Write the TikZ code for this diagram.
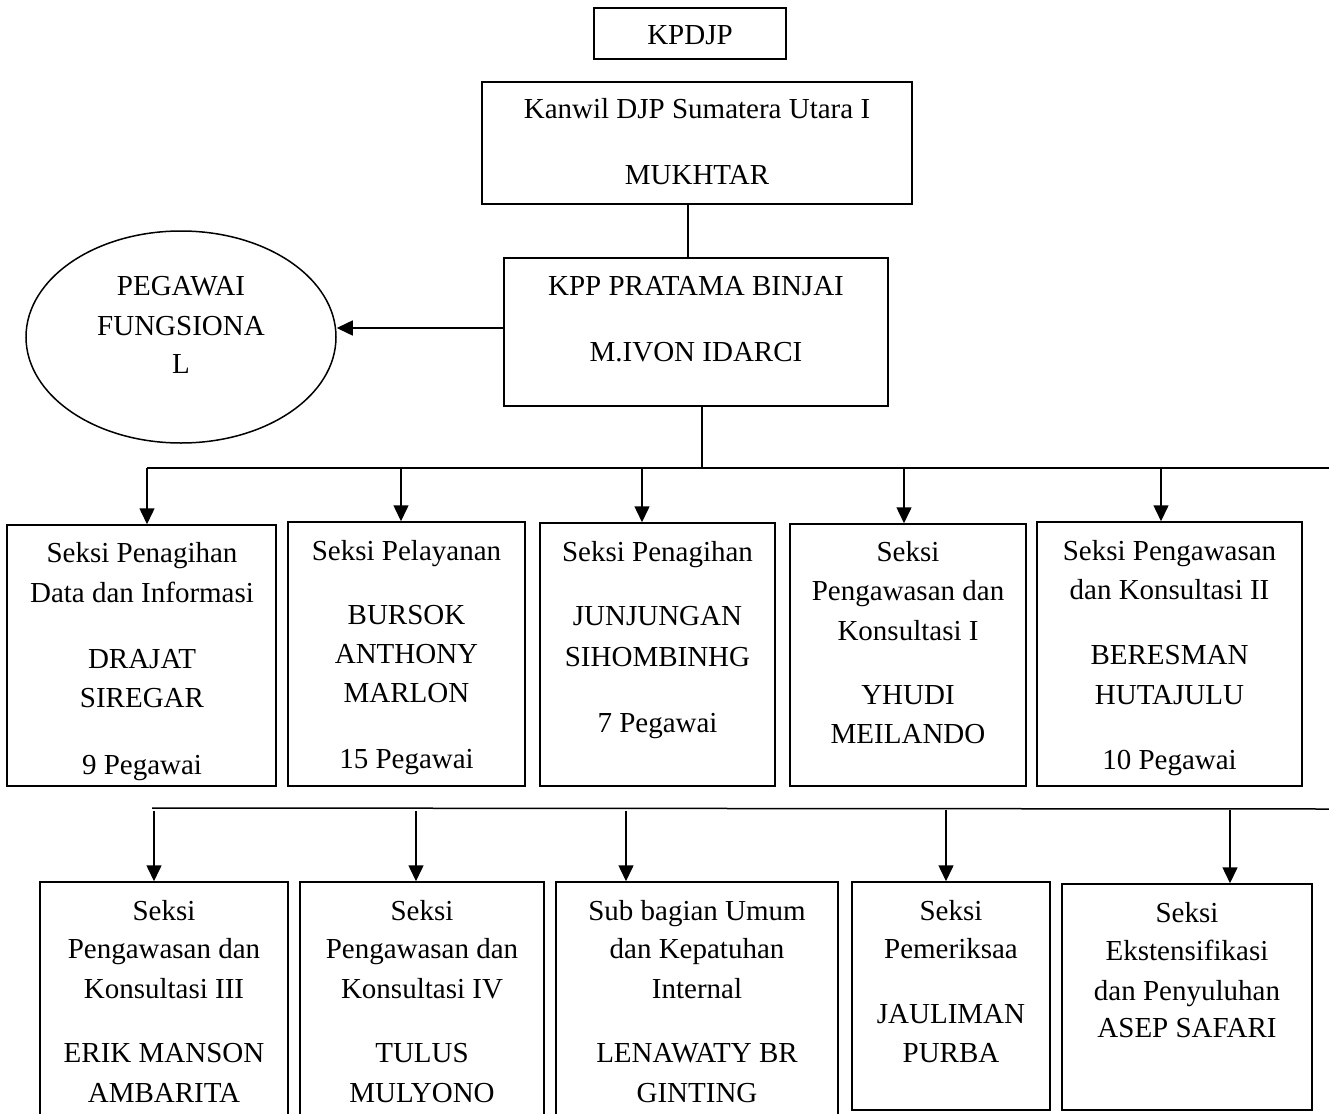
\documentclass[tikz,border=0pt]{standalone}
\usepackage{fontspec}
\setmainfont{Liberation Serif}
\usetikzlibrary{shapes.geometric,arrows.meta}
\begin{document}
\begin{tikzpicture}[x=1pt,y=-1pt,
  box/.style={draw, line width=1.5pt, inner sep=0pt},
  tx/.style={anchor=base, inner sep=0pt, font=\fontsize{29}{34}\selectfont},
  arr/.style={line width=1.5pt, -{Triangle[length=16pt,width=15pt]}},
  ln/.style={line width=1.5pt}]
\useasboundingbox (0,0) rectangle (1329,1113);

% top boxes
\node[box, minimum width=192pt, minimum height=51pt] (kpdjp) at (690,33.5) {};
\node[tx] (tk) at (690,45) {KPDJP};
\node[box, minimum width=430pt, minimum height=122pt] (kanwil) at (697,143) {};
\node[tx] (tk1) at (697,118) {Kanwil DJP Sumatera Utara I};
\node[tx] (tk2) at (697,184) {MUKHTAR};
\node[box, minimum width=384pt, minimum height=148pt] (kpp) at (696,332) {};
\node[tx] (tp1) at (696,295) {KPP PRATAMA BINJAI};
\node[tx] (tp2) at (696,361) {M.IVON IDARCI};
\node[box, ellipse, minimum width=310pt, minimum height=212pt] (peg) at (181,337) {};
\node[tx] (te1) at (181,295) {PEGAWAI};
\node[tx] (te2) at (181,335) {FUNGSIONA};
\node[tx] (te3) at (181,373) {L};

\coordinate (v1) at (688,0);
\draw[ln] (kanwil.south -| v1) -- (kpp.north -| v1);
\coordinate (e1) at (0,328);
\draw[arr] (kpp.west |- e1) -- (peg.east |- e1);

% first row
\node[box, minimum width=269pt, minimum height=261pt] (b1) at (141.5,655.5) {};
\node[box, minimum width=237pt, minimum height=264pt] (b2) at (406.5,654) {};
\node[box, minimum width=235pt, minimum height=263pt] (b3) at (657.5,654.5) {};
\node[box, minimum width=236pt, minimum height=262pt] (b4) at (908,655) {};
\node[box, minimum width=265pt, minimum height=264pt] (b5) at (1169.5,654) {};

\node[tx] at (142,562) {Seksi Penagihan};
\node[tx] at (142,602) {Data dan Informasi};
\node[tx] at (142,668) {DRAJAT};
\node[tx] at (142,707) {SIREGAR};
\node[tx] at (142,774) {9 Pegawai};

\node[tx] at (406.5,560) {Seksi Pelayanan};
\node[tx] at (406.5,624) {BURSOK};
\node[tx] at (406.5,663) {ANTHONY};
\node[tx] at (406.5,702) {MARLON};
\node[tx] at (406.5,768) {15 Pegawai};

\node[tx] at (657.5,561) {Seksi Penagihan};
\node[tx] at (657.5,625) {JUNJUNGAN};
\node[tx] at (657.5,666) {SIHOMBINHG};
\node[tx] at (657.5,732) {7 Pegawai};

\node[tx] at (908,561) {Seksi};
\node[tx] at (908,600) {Pengawasan dan};
\node[tx] at (908,640) {Konsultasi I};
\node[tx] at (908,704) {YHUDI};
\node[tx] at (908,743) {MEILANDO};

\node[tx] at (1169.5,560) {Seksi Pengawasan};
\node[tx] at (1169.5,599) {dan Konsultasi II};
\node[tx] at (1169.5,664) {BERESMAN};
\node[tx] at (1169.5,704) {HUTAJULU};
\node[tx] at (1169.5,769) {10 Pegawai};

\coordinate (t1) at (702,468);
\coordinate (h1L) at (147,468);
\coordinate (h1R) at (1329,468);
\draw[ln] (kpp.south -| t1) -- (t1);
\draw[ln] (h1L) -- (h1R);
\coordinate (a1) at (147,468);
\coordinate (a2) at (401,468);
\coordinate (a3) at (642,468);
\coordinate (a4) at (904,468);
\coordinate (a5) at (1161,468);
\draw[arr] (a1) -- (a1 |- b1.north);
\draw[arr] (a2) -- (a2 |- b2.north);
\draw[arr] (a3) -- (a3 |- b3.north);
\draw[arr] (a4) -- (a4 |- b4.north);
\draw[arr] (a5) -- (a5 |- b5.north);

% second row
\node[box, minimum width=248pt, minimum height=243pt] (c1) at (164,1003.5) {};
\node[box, minimum width=244pt, minimum height=243pt] (c2) at (422,1003.5) {};
\node[box, minimum width=282pt, minimum height=243pt] (c3) at (697,1003.5) {};
\node[box, minimum width=198pt, minimum height=228pt] (c4) at (951,996) {};
\node[box, minimum width=250pt, minimum height=226pt] (c5) at (1187,997) {};

\node[tx] at (164,920) {Seksi};
\node[tx] at (164,958) {Pengawasan dan};
\node[tx] at (164,998) {Konsultasi III};
\node[tx] at (164,1062) {ERIK MANSON};
\node[tx] at (164,1102) {AMBARITA};

\node[tx] at (422,920) {Seksi};
\node[tx] at (422,958) {Pengawasan dan};
\node[tx] at (422,998) {Konsultasi IV};
\node[tx] at (422,1062) {TULUS};
\node[tx] at (422,1102) {MULYONO};

\node[tx] at (697,920) {Sub bagian Umum};
\node[tx] at (697,958) {dan Kepatuhan};
\node[tx] at (697,998) {Internal};
\node[tx] at (697,1062) {LENAWATY BR};
\node[tx] at (697,1102) {GINTING};

\node[tx] at (951,920) {Seksi};
\node[tx] at (951,958) {Pemeriksaa};
\node[tx] at (951,1023) {JAULIMAN};
\node[tx] at (951,1062) {PURBA};

\node[tx] at (1187,922) {Seksi};
\node[tx] at (1187,960) {Ekstensifikasi};
\node[tx] at (1187,1000) {dan Penyuluhan};
\node[tx] at (1187,1037) {ASEP SAFARI};

\coordinate (h2L) at (152,808);
\coordinate (h2R) at (1329,809);
\draw[ln] (h2L) -- (h2R);
\coordinate (d1) at (154,811);
\coordinate (d2) at (416,811);
\coordinate (d3) at (626,811);
\coordinate (d4) at (946,810);
\coordinate (d5) at (1230,810);
\draw[arr] (d1) -- (d1 |- c1.north);
\draw[arr] (d2) -- (d2 |- c2.north);
\draw[arr] (d3) -- (d3 |- c3.north);
\draw[arr] (d4) -- (d4 |- c4.north);
\draw[arr] (d5) -- (d5 |- c5.north);
\end{tikzpicture}
\end{document}
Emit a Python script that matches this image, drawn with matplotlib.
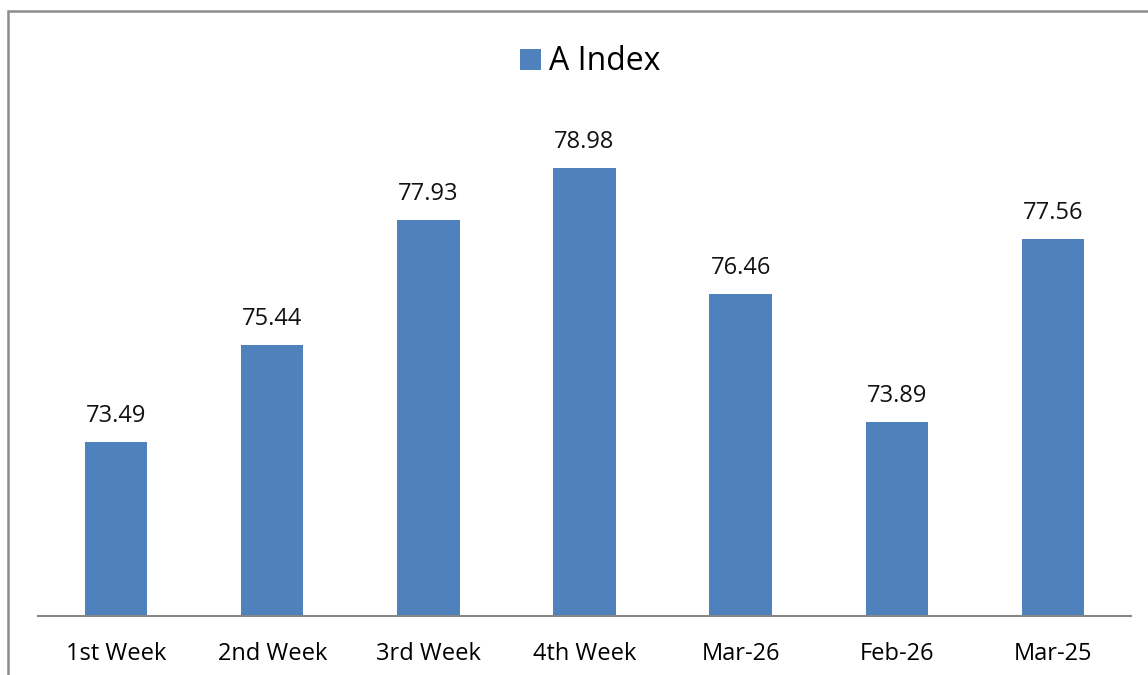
import matplotlib.pyplot as plt
from matplotlib.patches import Rectangle

categories = ['1st Week', '2nd Week', '3rd Week', '4th Week', 'Mar-26', 'Feb-26', 'Mar-25']
a_index = [73.49, 75.44, 77.93, 78.98, 76.46, 73.89, 77.56]

plt.rcParams['font.family'] = ['Open Sans', 'DejaVu Sans']

fig = plt.figure(figsize=(11.48, 6.75), dpi=100)
# рамка вокруг диаграммы
fig.patches.append(Rectangle((8 / 1148, -0.05), 1.2, 1 - 11 / 675 + 0.05,
                             transform=fig.transFigure, fill=False,
                             edgecolor='#8c8c8c', linewidth=1.8))

ax = fig.add_axes([38 / 1148, 59 / 675, 1093 / 1148, 499 / 675])
x = range(len(categories))
bars = ax.bar(x, a_index, width=0.4, color='#4F81BD', label='A Index')
ax.set_xlim(-0.5, len(categories) - 0.5)
ax.set_ylim(70, 80)

for b, v in zip(bars, a_index):
    ax.annotate(f'{v:.2f}', (b.get_x() + b.get_width() / 2, v),
                xytext=(0, 10), textcoords='offset points',
                ha='center', va='bottom', fontsize=17, color='#111111')

ax.set_xticks(list(x))
ax.set_xticklabels(categories, fontsize=17)
ax.tick_params(axis='x', length=0, pad=19)
ax.set_yticks([])
for s in ['top', 'right', 'left']:
    ax.spines[s].set_visible(False)
ax.spines['bottom'].set_color('#868686')
ax.spines['bottom'].set_linewidth(1.5)

fig.legend(loc='center', bbox_to_anchor=(590 / 1148, 1 - 62 / 675), frameon=False,
           fontsize=23, handlelength=0.65, handleheight=0.65, handletextpad=0.25)

fig.savefig('out.png', dpi=100)
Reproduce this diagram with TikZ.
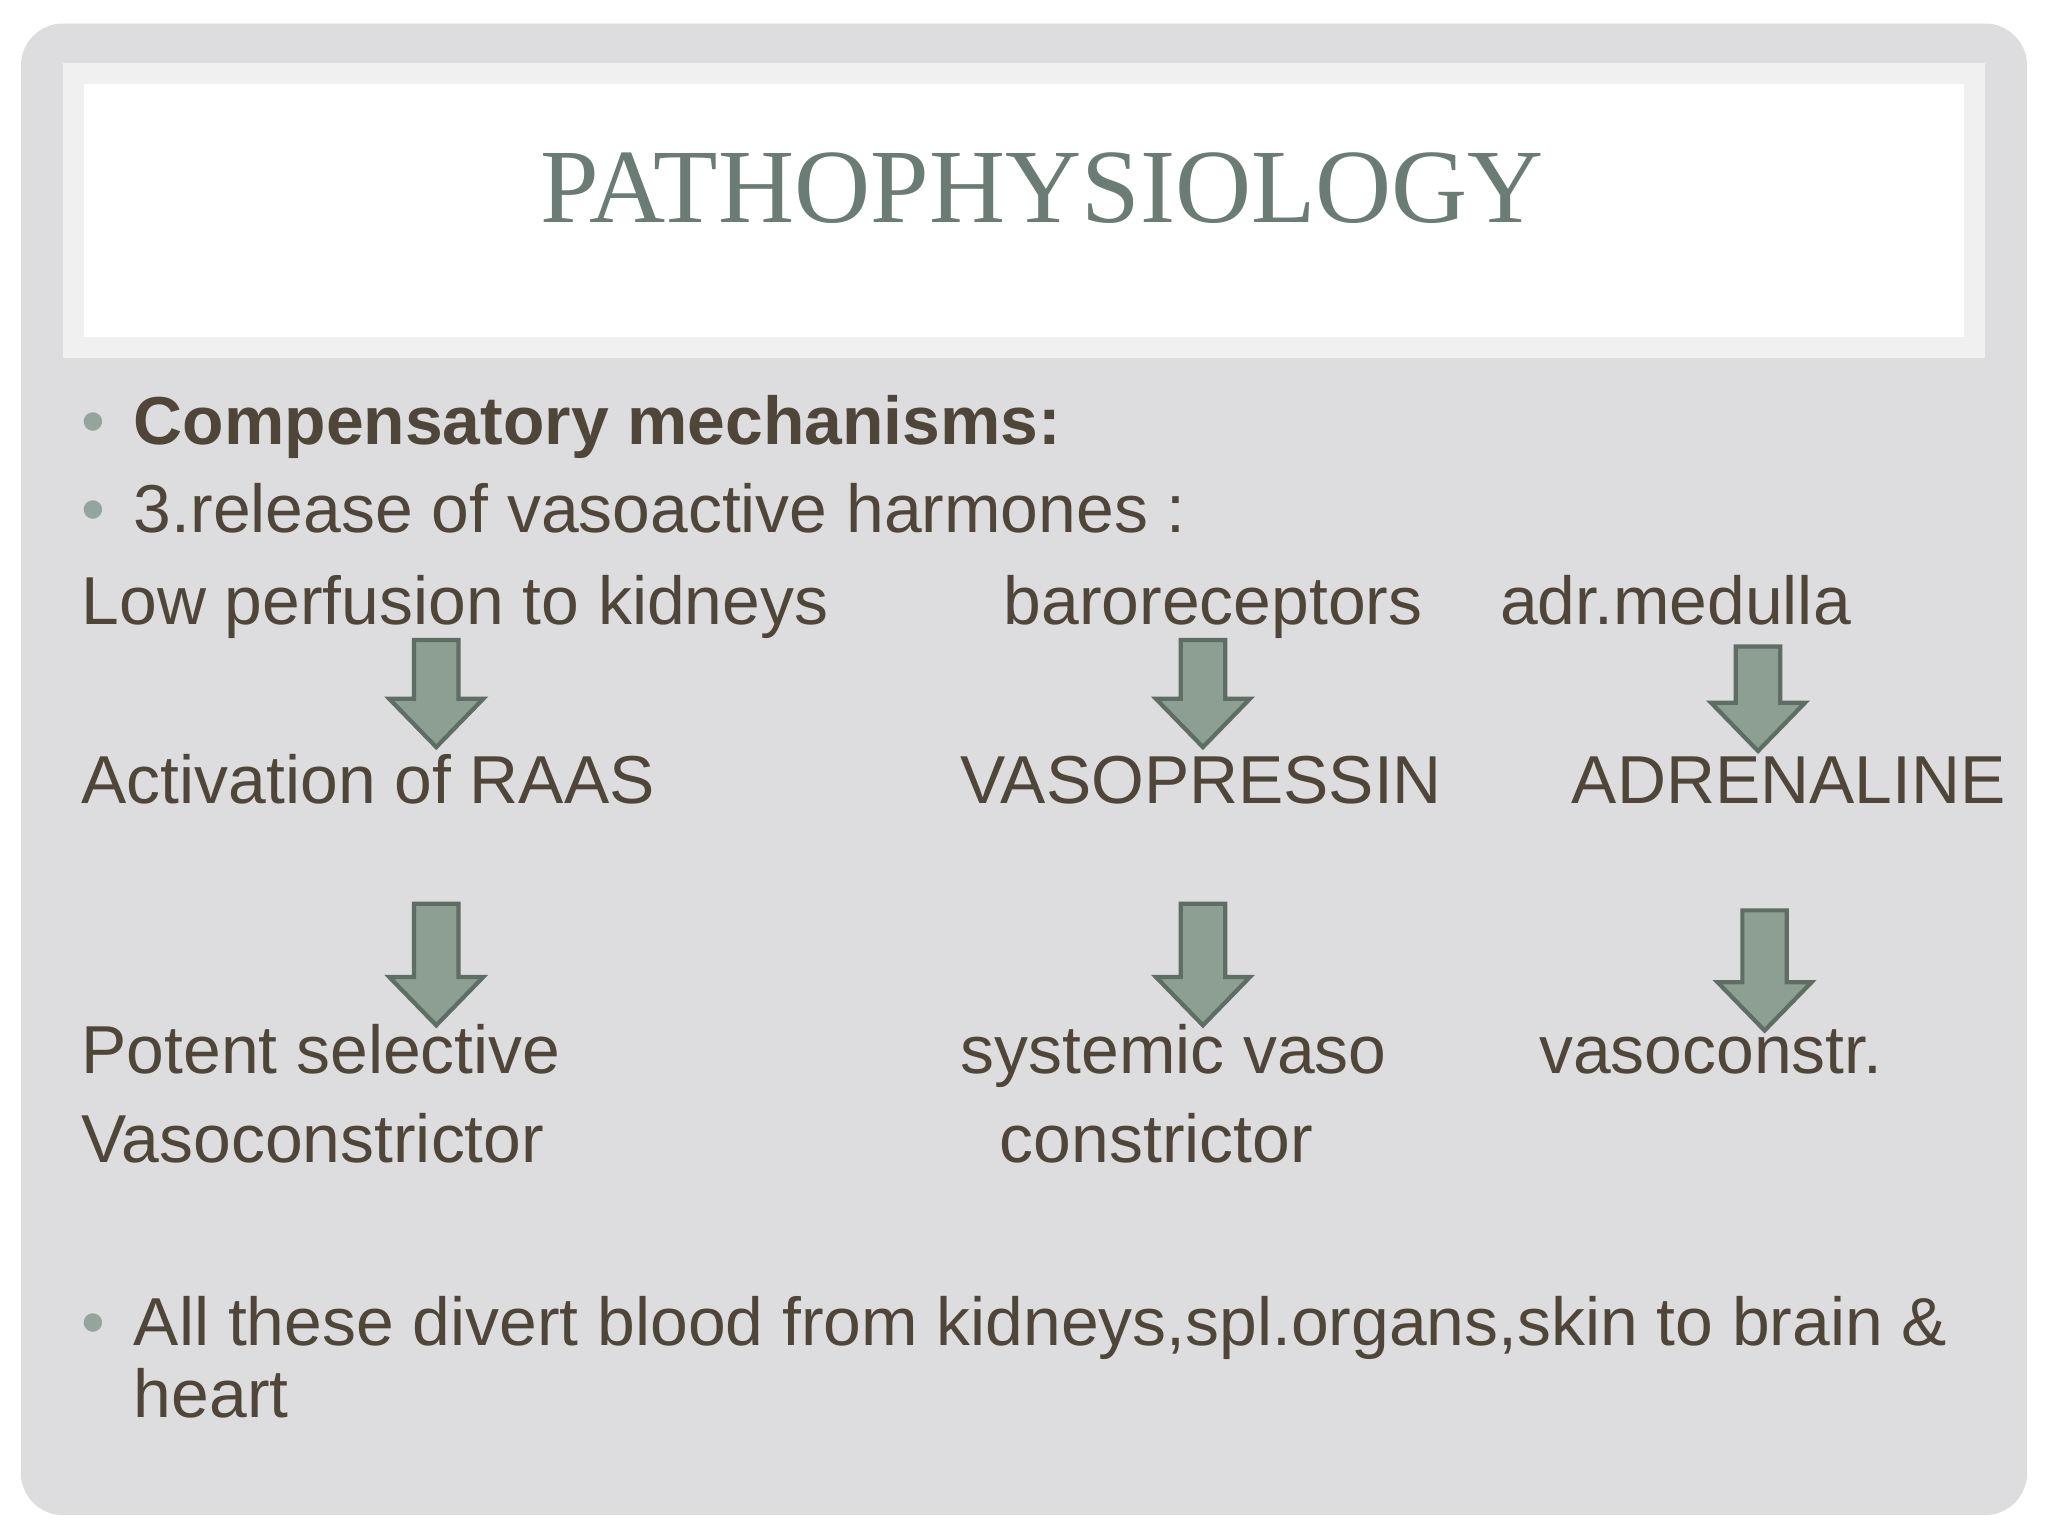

——————

:: WHAT IS NEEDED ::
Everything from the first line of the listing above through the line that contains "(te3) at (181,373)" is to be restated word for word, minus the pictures.

:: SOLUTION FOR THIS PROBLEM ::
Write the TikZ code for this diagram.
\documentclass[tikz,border=0pt]{standalone}
\usepackage{fontspec}
\setmainfont{Liberation Serif}
\usetikzlibrary{shapes.geometric,arrows.meta}
\begin{document}
\begin{tikzpicture}[x=1pt,y=-1pt,
  box/.style={draw, line width=1.5pt, inner sep=0pt},
  tx/.style={anchor=base, inner sep=0pt, font=\fontsize{29}{34}\selectfont},
  arr/.style={line width=1.5pt, -{Triangle[length=16pt,width=15pt]}},
  ln/.style={line width=1.5pt}]
\useasboundingbox (0,0) rectangle (1329,1113);

% top boxes
\node[box, minimum width=192pt, minimum height=51pt] (kpdjp) at (690,33.5) {};
\node[tx] (tk) at (690,45) {KPDJP};
\node[box, minimum width=430pt, minimum height=122pt] (kanwil) at (697,143) {};
\node[tx] (tk1) at (697,118) {Kanwil DJP Sumatera Utara I};
\node[tx] (tk2) at (697,184) {MUKHTAR};
\node[box, minimum width=384pt, minimum height=148pt] (kpp) at (696,332) {};
\node[tx] (tp1) at (696,295) {KPP PRATAMA BINJAI};
\node[tx] (tp2) at (696,361) {M.IVON IDARCI};
\node[box, ellipse, minimum width=310pt, minimum height=212pt] (peg) at (181,337) {};
\node[tx] (te1) at (181,295) {PEGAWAI};
\node[tx] (te2) at (181,335) {FUNGSIONA};
\node[tx] (te3) at (181,373) {L};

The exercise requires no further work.